What this task involves -> From the first line of the data down to and including the line with "markeredgecolor=red, markeredgewidth=1.2, zorder=3)", copy everything exactly, leaving out pictures.

--

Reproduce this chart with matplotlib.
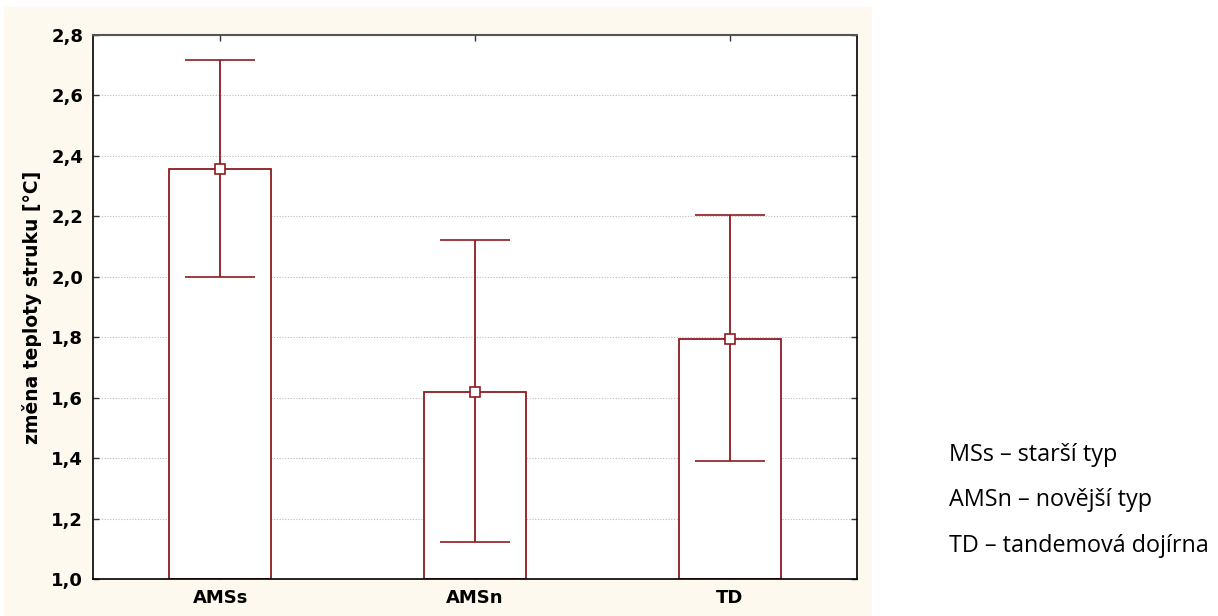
import matplotlib
matplotlib.use("Agg")
import matplotlib.pyplot as plt
from matplotlib.patches import Rectangle

categories = ["AMSs", "AMSn", "TD"]
means = [2.355, 1.62, 1.795]
lower = [1.998, 1.122, 1.392]
upper = [2.717, 2.121, 2.205]
yticks = [1.0, 1.2, 1.4, 1.6, 1.8, 2.0, 2.2, 2.4, 2.6, 2.8]
notes = ["MSs – starší typ", "AMSn – novější typ", "TD – tandemová dojírna"]

red = "#8E1B20"
W, H = 1218, 616
fig = plt.figure(figsize=(W / 100, H / 100), dpi=100)
fig.patches.append(Rectangle((4 / W, 0), (872 - 4) / W, (616 - 7) / H,
                             transform=fig.transFigure, facecolor="#FEF9EE",
                             edgecolor="none", zorder=-10))

ax = fig.add_axes([93 / W, 1 - 579 / H, (857 - 93) / W, (579 - 35) / H])
x = list(range(len(categories)))
ax.bar(x, [m - 1.0 for m in means], bottom=1.0, width=0.4, facecolor="white",
       edgecolor=red, linewidth=1.3, zorder=2)
yerr = [[m - l for m, l in zip(means, lower)], [u - m for m, u in zip(means, upper)]]
ax.errorbar(x, means, yerr=yerr, fmt="s", color=red, ecolor=red, elinewidth=1.3,
            capsize=25, capthick=1.3, markersize=7, markerfacecolor="white",
            markeredgecolor=red, markeredgewidth=1.2, zorder=3)

ax.set_xlim(-0.5, 2.5)
ax.set_ylim(1.0, 2.8)
ax.set_yticks(yticks)
ax.set_yticklabels([f"{t:.1f}".replace(".", ",") for t in yticks])
ax.set_xticks(x)
ax.set_xticklabels(categories)
for lab in ax.get_xticklabels() + ax.get_yticklabels():
    lab.set_fontfamily("DejaVu Sans")
    lab.set_fontweight("bold")
    lab.set_fontsize(13)
ax.tick_params(axis="both", direction="in", length=4, width=1, top=True, right=True, color="#333333")
ax.tick_params(axis="y", pad=7)
ax.tick_params(axis="x", pad=7)
ax.yaxis.grid(True, linestyle=(0, (1, 1.5)), color="#BBBBBB", linewidth=0.8, zorder=0)
ax.set_axisbelow(True)
for s in ["left", "bottom", "right"]:
    ax.spines[s].set_color("black")
    ax.spines[s].set_linewidth(1.2)
ax.spines["top"].set_color("#555555")
ax.spines["top"].set_linewidth(1.5)
ax.set_ylabel("změna teploty struku [°C]", fontfamily="DejaVu Sans", fontweight="bold",
              fontsize=13.5, labelpad=7)

for i, t in enumerate(notes):
    fig.text(949 / W, 1 - (461 + i * 45.5) / H, t, fontfamily="Open Sans", fontsize=16.8,
             ha="left", va="baseline", color="black")

fig.savefig("out.png", dpi=100)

--

Result of the task ->
Reproduce this chart with matplotlib.
import matplotlib
matplotlib.use("Agg")
import matplotlib.pyplot as plt
from matplotlib.patches import Rectangle

categories = ["AMSs", "AMSn", "TD"]
means = [2.355, 1.62, 1.795]
lower = [1.998, 1.122, 1.392]
upper = [2.717, 2.121, 2.205]
yticks = [1.0, 1.2, 1.4, 1.6, 1.8, 2.0, 2.2, 2.4, 2.6, 2.8]
notes = ["MSs – starší typ", "AMSn – novější typ", "TD – tandemová dojírna"]

red = "#8E1B20"
W, H = 1218, 616
fig = plt.figure(figsize=(W / 100, H / 100), dpi=100)
fig.patches.append(Rectangle((4 / W, 0), (872 - 4) / W, (616 - 7) / H,
                             transform=fig.transFigure, facecolor="#FEF9EE",
                             edgecolor="none", zorder=-10))

ax = fig.add_axes([93 / W, 1 - 579 / H, (857 - 93) / W, (579 - 35) / H])
x = list(range(len(categories)))
ax.bar(x, [m - 1.0 for m in means], bottom=1.0, width=0.4, facecolor="white",
       edgecolor=red, linewidth=1.3, zorder=2)
yerr = [[m - l for m, l in zip(means, lower)], [u - m for m, u in zip(means, upper)]]
ax.errorbar(x, means, yerr=yerr, fmt="s", color=red, ecolor=red, elinewidth=1.3,
            capsize=25, capthick=1.3, markersize=7, markerfacecolor="white",
            markeredgecolor=red, markeredgewidth=1.2, zorder=3)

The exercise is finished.